EBITDA from continuing operations for the first quarter 2008 before the 2008 Special Item was $3.2 million, an increase of 4.4% from the first quarter of 2007. The Special Item is comprised of a $3.7 million separation charge in the quarter incurred in connection with the retirement of former President and CEO Arthur Coffey. Net loss from continuing operations excluding this separation charge was $2.2 million - a decrease of $0.2 million from the prior-year period. Loss per fully diluted share from continuing operations excluding the separation charge was $0.12, versus a loss of $0.10 per fully diluted share in the first quarter of 2007.
Outlook for 2008
While we are watchful on the health of the economy, we are maintaining our 2008 guidance as follows:
• 2008 RevPAR growth for company owned and leased hotels in the range of 3-6%.
• 2008 direct hotel operating margins to improve between 50 and 100 basis points from 2007.
• EBITDA from continuing operations to be in the range of $34 to $36 million, up 3 to 9% from the previous year.
Red Lion's 2008 EBITDA guidance does not include the impact of the $3.7 million Special Item for separation costs or the impact of the expected Denver acquisition.
Red Lion System Update
The company is currently in the process of renovating guest rooms at its new Anaheim hotel which was acquired in October 2007. We expect to brand the hotel as a Red Lion in 2008 and to complete all renovations in the first part of 2009.
As previously announced:
• In January 2008, the franchised property Red Lion Baton Rouge (132 rooms) joined the system.
• In January 2008, our management agreement with the Grove Hotel in Boise, Idaho expired.
• In April 2008, our franchise agreements with two small properties at a ski resort in Sandpoint, Idaho (82 rooms and 50 rooms, respectively) expired and were not renewed.
• In April 2008, our franchise agreement with the 169-room Red Lion Hotel Denver Downtown at Invesco Field expired and was not renewed.
Also in April 2008, we terminated our franchise agreement with the 117-room Seattle South - Boeing Field property for non-performance. With these changes, the company had 18 franchised hotels in the Red Lion system at the end of April 2008.
All franchised hotels were required to meet Red Lion's elevated brand standards by the end of 2007. The majority of hotels met the standards by the end of 2007, while a few are in the process of completing renovations. We are monitoring their work and could terminate additional hotels for noncompliance if their progress is not satisfactory.

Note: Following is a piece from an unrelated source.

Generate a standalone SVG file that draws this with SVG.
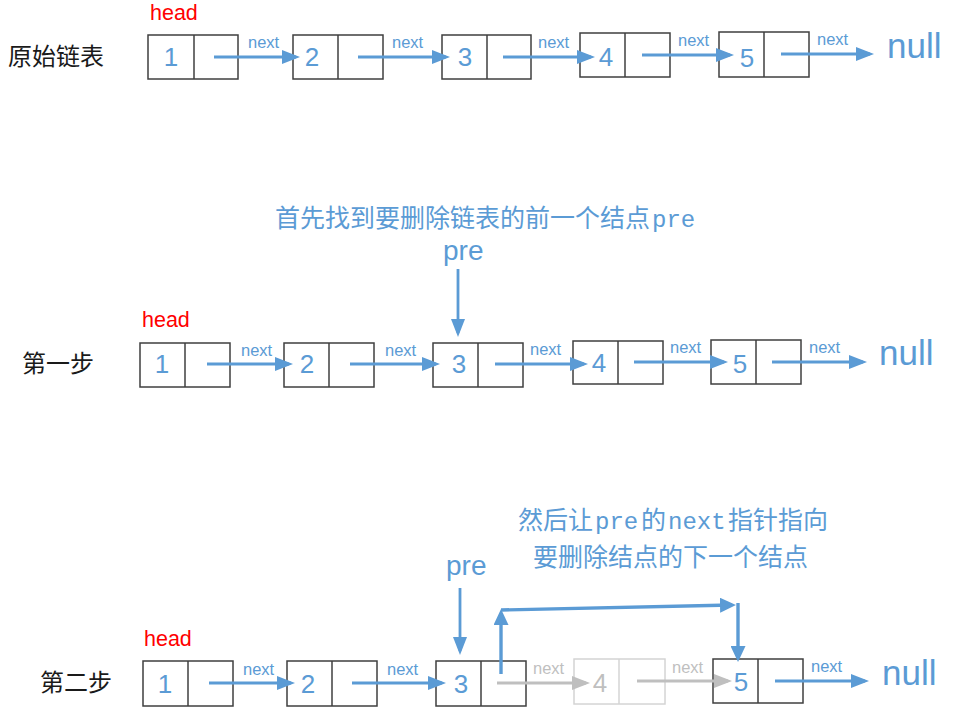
<svg xmlns="http://www.w3.org/2000/svg" width="969" height="719" viewBox="0 0 969 719">
<defs>
<style>
.box{fill:#fff;stroke:#3f3f3f;stroke-width:1.5}
.gbox{fill:#fff;stroke:#d4d4d4;stroke-width:1.5}
.num{font-family:"Liberation Sans",Arial,sans-serif;font-size:26px;fill:#5b9bd5;text-anchor:middle}
.gnum{font-family:"Liberation Sans",Arial,sans-serif;font-size:26px;fill:#bfbfbf;text-anchor:middle}
.nx{font-family:"Liberation Sans",Arial,sans-serif;font-size:16.5px;fill:#5b9bd5}
.gnx{font-family:"Liberation Sans",Arial,sans-serif;font-size:16.5px;fill:#bfbfbf}
.null{font-family:"Liberation Sans",Arial,sans-serif;font-size:35px;fill:#5b9bd5}
.head{font-family:"Liberation Sans",Arial,sans-serif;font-size:21.5px;fill:#ff0000}
.pre{font-family:"Liberation Sans",Arial,sans-serif;font-size:28px;fill:#5b9bd5}
.cn{font-family:"Noto Sans CJK SC",sans-serif;font-size:24px;fill:#1a1a1a}
.note{font-family:"Noto Sans CJK SC",sans-serif;font-size:25px;fill:#5b9bd5}
.mono{font-family:"Liberation Mono",monospace;font-size:24px;fill:#5b9bd5}
.ar{fill:none;stroke:#5b9bd5;stroke-width:2.8;marker-end:url(#ah)}
.gar{fill:none;stroke:#bfbfbf;stroke-width:2.8;marker-end:url(#gah)}
.bar{fill:none;stroke:#5b9bd5;stroke-width:3.4;marker-end:url(#bah)}
</style>
<marker id="ah" markerUnits="userSpaceOnUse" markerWidth="18" markerHeight="14" refX="14" refY="7" orient="auto"><path d="M0,0 L18,7 L0,14 Z" fill="#5b9bd5"/></marker>
<marker id="gah" markerUnits="userSpaceOnUse" markerWidth="18" markerHeight="14" refX="14" refY="7" orient="auto"><path d="M0,0 L18,7 L0,14 Z" fill="#bfbfbf"/></marker>
<marker id="bah" markerUnits="userSpaceOnUse" markerWidth="16" markerHeight="15" refX="12" refY="7.5" orient="auto"><path d="M0,0 L16,7.5 L0,15 Z" fill="#5b9bd5"/></marker>
</defs>
<rect width="969" height="719" fill="#fff"/>

<!-- Row 1 -->
<g id="label-row1"><text class="cn" x="8" y="65">原始链表</text></g>
<g id="head-row1"><text class="head" x="150" y="20">head</text></g>
<g id="r1-n1"><rect class="box" x="148" y="35" width="90" height="44"/><line class="box" x1="194" y1="35" x2="194" y2="79"/><text class="num" x="171" y="66">1</text></g>
<g id="r1-n2"><rect class="box" x="293" y="35" width="90" height="44"/><line class="box" x1="338" y1="35" x2="338" y2="79"/><text class="num" x="312" y="66">2</text></g>
<g id="r1-n3"><rect class="box" x="442" y="35" width="89" height="44"/><line class="box" x1="487" y1="35" x2="487" y2="79"/><text class="num" x="465" y="66">3</text></g>
<g id="r1-n4"><rect class="box" x="580" y="33" width="90" height="44"/><line class="box" x1="625" y1="33" x2="625" y2="77"/><text class="num" x="606" y="66">4</text></g>
<g id="r1-n5"><rect class="box" x="719" y="32" width="90" height="45"/><line class="box" x1="764" y1="32" x2="764" y2="77"/><text class="num" x="747" y="67">5</text></g>
<g id="r1-null"><text class="null" x="887" y="58">null</text></g>

<!-- Row 2 -->
<g id="label-row2"><text class="cn" x="22" y="372">第一步</text></g>
<g id="head-row2"><text class="head" x="142" y="327">head</text></g>
<g id="note1"><text class="note" x="275" y="227">首先找到要删除链表的前一个结点</text><text class="mono" x="652" y="227">pre</text></g>
<g id="pre-row2"><text class="pre" x="443" y="260">pre</text></g>
<g id="r2-n1"><rect class="box" x="140" y="343" width="90" height="44"/><line class="box" x1="185" y1="343" x2="185" y2="387"/><text class="num" x="162" y="373">1</text></g>
<g id="r2-n2"><rect class="box" x="284" y="343" width="90" height="44"/><line class="box" x1="329" y1="343" x2="329" y2="387"/><text class="num" x="307" y="373">2</text></g>
<g id="r2-n3"><rect class="box" x="433" y="343" width="90" height="44"/><line class="box" x1="478" y1="343" x2="478" y2="387"/><text class="num" x="459" y="373">3</text></g>
<g id="r2-n4"><rect class="box" x="573" y="341" width="90" height="43"/><line class="box" x1="618" y1="341" x2="618" y2="384"/><text class="num" x="599" y="372">4</text></g>
<g id="r2-n5"><rect class="box" x="711" y="340" width="90" height="44"/><line class="box" x1="756" y1="340" x2="756" y2="384"/><text class="num" x="740" y="373">5</text></g>
<g id="r2-null"><text class="null" x="879" y="365">null</text></g>

<!-- Row 3 -->
<g id="label-row3"><text class="cn" x="40" y="691">第二步</text></g>
<g id="head-row3"><text class="head" x="144" y="646">head</text></g>
<g id="note2">
<text class="note" x="518" y="529">然后让</text>
<text class="mono" x="595" y="529">pre</text>
<text class="note" x="641" y="529">的</text>
<text class="mono" x="668" y="529">next</text>
<text class="note" x="728" y="529">指针指向</text>
<text class="note" x="533" y="566">要删除结点的下一个结点</text>
</g>
<g id="pre-row3"><text class="pre" x="446" y="575">pre</text></g>
<g id="r3-n1"><rect class="box" x="143" y="661" width="90" height="45"/><line class="box" x1="188" y1="661" x2="188" y2="706"/><text class="num" x="165" y="693">1</text></g>
<g id="r3-n2"><rect class="box" x="287" y="661" width="90" height="45"/><line class="box" x1="332" y1="661" x2="332" y2="706"/><text class="num" x="308" y="693">2</text></g>
<g id="r3-n3"><rect class="box" x="436" y="661" width="90" height="45"/><line class="box" x1="481" y1="661" x2="481" y2="706"/><text class="num" x="461" y="693">3</text></g>
<g id="r3-n4"><rect class="gbox" x="574" y="659" width="91" height="45"/><line class="gbox" x1="619" y1="659" x2="619" y2="704"/><text class="gnum" x="600" y="692">4</text></g>
<g id="r3-n5"><rect class="box" x="713" y="659" width="90" height="44"/><line class="box" x1="758" y1="659" x2="758" y2="703"/><text class="num" x="741" y="691">5</text></g>
<g id="r3-null"><text class="null" x="882" y="685">null</text></g>

<!-- Connectors -->
<g id="connectors">
<path class="ar" d="M214,57 H296"/><text class="nx" x="248" y="48">next</text>
<path class="ar" d="M358,57 H446"/><text class="nx" x="392" y="48">next</text>
<path class="ar" d="M503,57 H591"/><text class="nx" x="538" y="48">next</text>
<path class="ar" d="M642,55 H730"/><text class="nx" x="678" y="46">next</text>
<path class="ar" d="M781,54 H870"/><text class="nx" x="817" y="45">next</text>

<path class="ar" d="M458,269 V333"/>
<path class="ar" d="M207,364 H289"/><text class="nx" x="241" y="356">next</text>
<path class="ar" d="M350,364 H436"/><text class="nx" x="385" y="356">next</text>
<path class="ar" d="M495,364 H584"/><text class="nx" x="530" y="355">next</text>
<path class="ar" d="M634,362 H724"/><text class="nx" x="670" y="353">next</text>
<path class="ar" d="M772,362 H863"/><text class="nx" x="809" y="353">next</text>

<path class="ar" d="M460,588 V651"/>
<path class="ar" d="M209,683 H291"/><text class="nx" x="243" y="675">next</text>
<path class="ar" d="M352,683 H442"/><text class="nx" x="387" y="675">next</text>
<path class="gar" d="M497,683 H586"/><text class="gnx" x="533" y="674">next</text>
<path class="gar" d="M637,681 H728"/><text class="gnx" x="672" y="673">next</text>
<path class="ar" d="M775,681 H865"/><text class="nx" x="811" y="672">next</text>

<path class="bar" d="M501,674 V613"/>
<path class="bar" d="M501,610 L732,605"/>
<path class="bar" d="M738,603 V658"/>
</g>
</svg>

Liquidity and Balance Sheet
As of March 31, 2008, the company had $11.6 million in cash and cash equivalents, and interest bearing debt obligations of $113.5 million -- all of which are at fixed interest rates. The company continues to maintain a $50 million line of credit, which remains unused as of March 31 and is available to fund future acquisitions or other investments as market conditions warrant. We expect to use some of the credit line to complete the anticipated acquisition of the Denver hotel.
For the remainder of 2008, the company is projecting capital expenditures of $13.7 million for ongoing maintenance, hotel improvement and Anaheim renovation costs. These figures exclude any estimates for work on the expected acquisition of the Denver hotel.